The source does not identify specific Chinese customers, does not quantify the China portion of the forecast, and does not say whether Nvidia expects restrictions to ease. That restraint matters. The market should not treat “includes China demand” as “China revenue is secured.”
MLXIO analysis: the China inclusion is best read as a stress test for Nvidia’s CPU thesis. If restrictions tighten, the accessible market shrinks. If Nvidia can sell compliant products into restricted markets, the TAM becomes more realistic. If neither happens, the $200 billion figure overstates the revenue pool Nvidia can actually pursue.
Signals That Would Confirm or Break Nvidia’s CPU Thesis
The next proof points are commercial, technical, and political. Commercially, Nvidia needs its CPU strategy to convert from market sizing into recognized revenue and broader customer adoption. Technically, investors need public evidence that the company’s CPU approach improves AI system economics enough to justify switching from incumbent CPU platforms.
Policy may be the hardest variable.

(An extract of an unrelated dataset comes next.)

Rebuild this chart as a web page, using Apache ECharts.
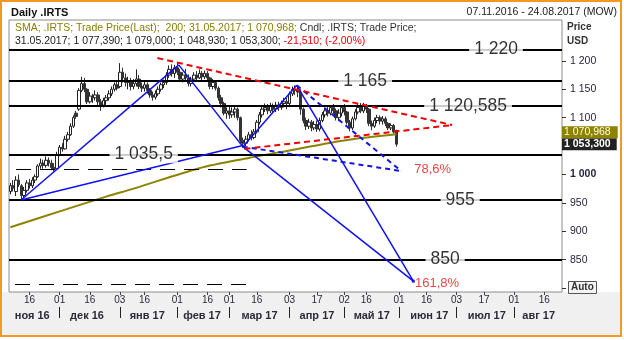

The most bullish scenario is not simply “AI demand grows.” It is that Nvidia can serve enough of that demand under export rules while expanding CPU adoption in unrestricted markets. The bearish scenario is that the $200 billion TAM remains mathematically impressive but practically constrained by China access, customer hesitation, or stronger responses from Intel and AMD.
The practical takeaway: Nvidia’s CPU expansion looks real as a strategic push because it is attached to a large forecasted market and a data center business where Nvidia already has deep relevance. But the most important number is not only $200 billion. It is the portion of that forecast Nvidia can legally, competitively, and repeatedly turn into revenue.
Impact Analysis
- Nvidia is signaling that AI data centers could expand its revenue beyond GPUs into CPUs.
- Including China demand makes the forecast vulnerable to U.S. export restrictions.
- The move challenges Intel and AMD in a processor market they have long dominated.